Data entries
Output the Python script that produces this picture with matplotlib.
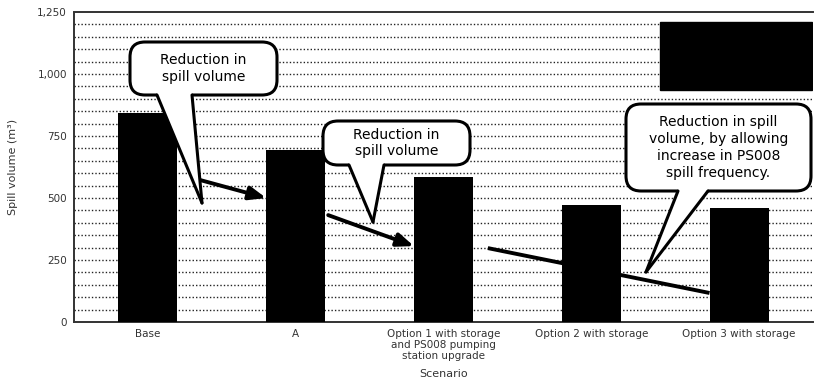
import matplotlib
matplotlib.use("Agg")
import matplotlib.pyplot as plt
import numpy as np
from matplotlib.patches import FancyBboxPatch, Polygon, Rectangle
from matplotlib.lines import Line2D

# ---- data -------------------------------------------------------------
categories = [
    "Base",
    "A",
    "Option 1 with storage\nand PS008 pumping\nstation upgrade",
    "Option 2 with storage",
    "Option 3 with storage",
]
spill_volume = [843, 693, 585, 472, 460]
y_ticks = [0, 250, 500, 750, 1000, 1250]
y_tick_labels = ["0", "250", "500", "750", "1,000", "1,250"]

# arrows between bars: (x0, y0, x1, y1, head)
trend_arrows = [
    (0.35, 573, 0.80, 500, True),
    (1.22, 431, 1.80, 306, True),
    (2.30, 298, 3.80, 117, False),
]

W, H = 818, 382
fig = plt.figure(figsize=(W / 100, H / 100), dpi=100)
ax = fig.add_axes([74 / W, 1 - 322 / H, (813 - 74) / W, (322 - 12) / H])

x = np.arange(len(categories))
ax.bar(x, spill_volume, width=0.40, color="black", zorder=3)

ax.set_xlim(-0.5, len(categories) - 0.5)
ax.set_ylim(0, 1250)
ax.set_yticks(y_ticks)
ax.set_yticklabels(y_tick_labels, fontsize=7.5, color="#333333")
ax.set_xticks(x)
ax.set_xticklabels(categories, fontsize=7.5, color="#333333", linespacing=1.1)
ax.tick_params(axis="both", length=0, pad=5)
ax.set_ylabel("Spill volume (m³)", fontsize=8, color="#333333", labelpad=14)
ax.set_xlabel("Scenario", fontsize=8, color="#333333", labelpad=6)

# dense dotted grid
for yv in np.arange(50, 1250, 50):
    ax.axhline(yv, color="#222222", lw=1.0, ls=(0, (1, 1.5)), zorder=1)
for side in ("left", "bottom", "top"):
    ax.spines[side].set_color("#333333")
    ax.spines[side].set_linewidth(1.4)
ax.spines["left"].set_linestyle((0, (3, 1)))
ax.spines["right"].set_visible(False)

# dark key box in the upper right
ax.add_patch(Rectangle((0.793, 0.748), 0.206, 0.22, transform=ax.transAxes,
                       facecolor="black", edgecolor="black", zorder=4))

# trend arrows
for x0, y0, x1, y1, head in trend_arrows:
    if head:
        ax.annotate("", xy=(x1, y1), xytext=(x0, y0),
                    arrowprops=dict(arrowstyle="-|>,head_length=1.0,head_width=0.4",
                                    color="black", lw=2.8, shrinkA=0, shrinkB=0),
                    zorder=5)
    else:
        ax.plot([x0, x1], [y0, y1], color="black", lw=2.8, zorder=2,
                solid_capstyle="butt")


def px(xp, yp):
    return (xp / W, 1 - yp / H)


def callout(box, base, tip, text):
    x0, y0, x1, y1 = box
    fx0, fy1 = px(x0, y1)
    fx1, fy0 = px(x1, y0)
    r = 15
    patch = FancyBboxPatch((fx0, fy1), fx1 - fx0, fy0 - fy1,
                           boxstyle=f"round,pad=0,rounding_size={r / W}",
                           transform=fig.transFigure, facecolor="white",
                           edgecolor="black", lw=2.2, zorder=10,
                           mutation_aspect=W / H)
    fig.add_artist(patch)
    bl, br = base
    tail = Polygon([px(bl, y1 - 2), px(br, y1 - 2), px(*tip)], closed=True,
                   transform=fig.transFigure, facecolor="white",
                   edgecolor="none", zorder=11)
    fig.add_artist(tail)
    for bx in (bl, br):
        fig.add_artist(Line2D([bx / W, tip[0] / W], [1 - y1 / H, 1 - tip[1] / H],
                              transform=fig.transFigure, color="black",
                              lw=2.2, zorder=12, solid_capstyle="round"))
    cx, cy = px((x0 + x1) / 2, (y0 + y1) / 2)
    fig.text(cx, cy, text, ha="center", va="center", fontsize=10,
             linespacing=1.25, zorder=13)


callout((130, 42, 277, 95), (157, 192), (202, 203), "Reduction in\nspill volume")
callout((323, 121, 470, 165), (349, 384), (373, 222), "Reduction in\nspill volume")
callout((626, 104, 811, 191), (678, 708), (646, 272),
        "Reduction in spill\nvolume, by allowing\nincrease in PS008\nspill frequency.")

fig.savefig("out.png", dpi=100)
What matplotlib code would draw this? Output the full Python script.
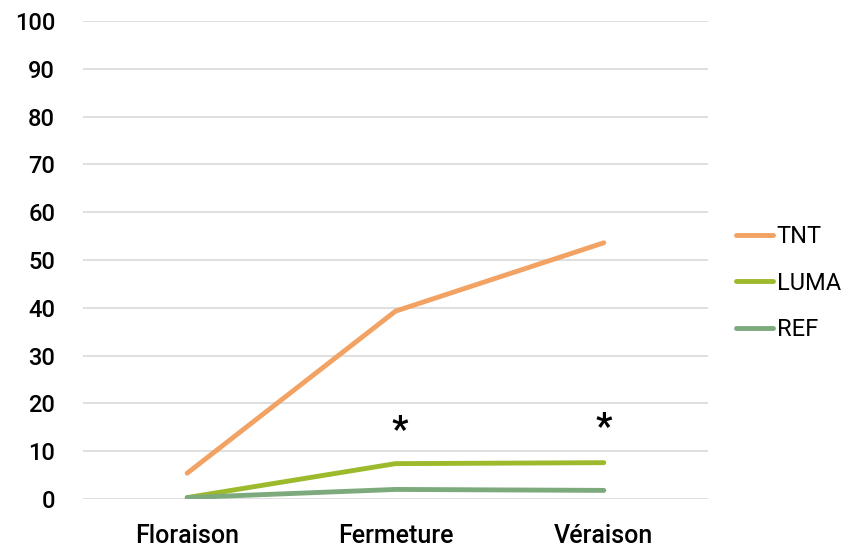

### The problem
Reproduce every line of the listing above in which the string "script" appears.

### Result
Output the Python script that produces this picture with matplotlib.
What matplotlib code would draw this? Output the full Python script.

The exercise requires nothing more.